Quirks, Tips and Shticks worth pointing out
Firstly: On a connection failed, make sure to raise a ConnectError exception, Pyinfra will catch it and handle it properly.
Secondly: make_names_data is a staticmethod, meaning you can't access self or any instance variables inside of it. This is because each yield will create a new instance of your connector.
To "get" data inside of make_names_data, you need to do outside functions, like documented in their official docs:
def load_settings():
settings = {}
# logic here
return settings
class InventoryConnector(BaseConnector):
api_instance = external.ApiClient()
...
@staticmethod
def make_names_data(_=None)
api_client = getattr(InventoryConnector, 'api_instance')
api_settings = load_settings()
...
3: About run_shell_command, You should use their official function make_unix_command_for_host() and extract_control_commands() from pyinfra.connectors.util to properly handle control commands like _sudo, _doas, etc.
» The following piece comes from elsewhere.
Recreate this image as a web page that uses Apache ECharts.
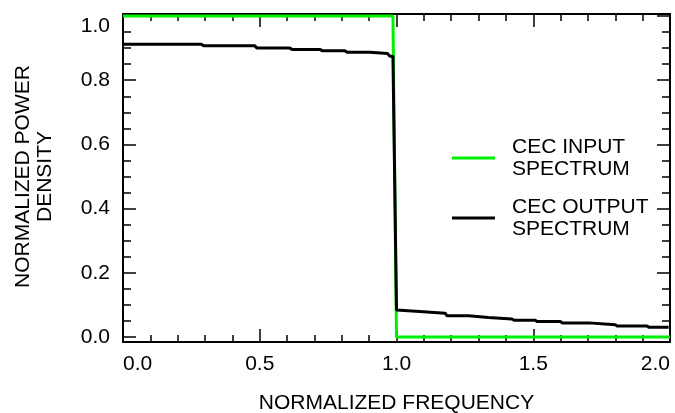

Official example:
control_commands = extract_control_commands(arguments) # returns a dict of control commands
wrapped_command = make_unix_command_for_host(
self.state,
self.host,
command,
**arguments, # Be sure to pass ARGUMENTS, not control_commands
)
timeout = control_commands.get("_timeout")
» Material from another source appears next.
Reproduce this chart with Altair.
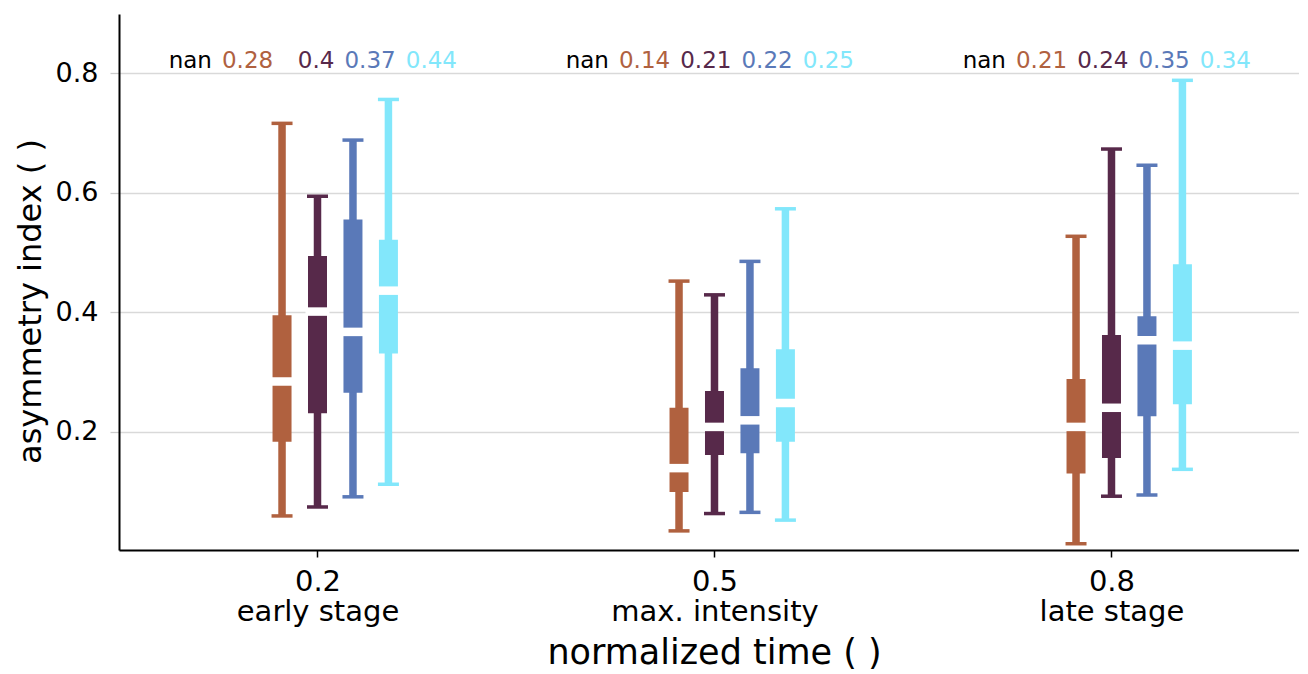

success_exit_codes = control_commands.get("_success_exit_codes", [0])
exit_code, output = self._execute(wrapped_command, timeout=timeout)
success = exit_code in success_exit_codes
return success, output
This is because Pyinfra has a lot of built-in logic to handle these control commands, and you should leverage that instead of re-inventing the wheel.
Also it parses commands correctly which ensures that these run correctly on the target system.
How are them different from Ch-aOS' Boats?
Well, quite a lot actually. Boats provide you with dynamic inventories, Pyinfra Connectors provide you with connection methods, which are quite different things. Both can be used together in harmony, Boats can provide dynamic inventories that use different Connectors for different hosts, providing you with a lot of flexibility and power!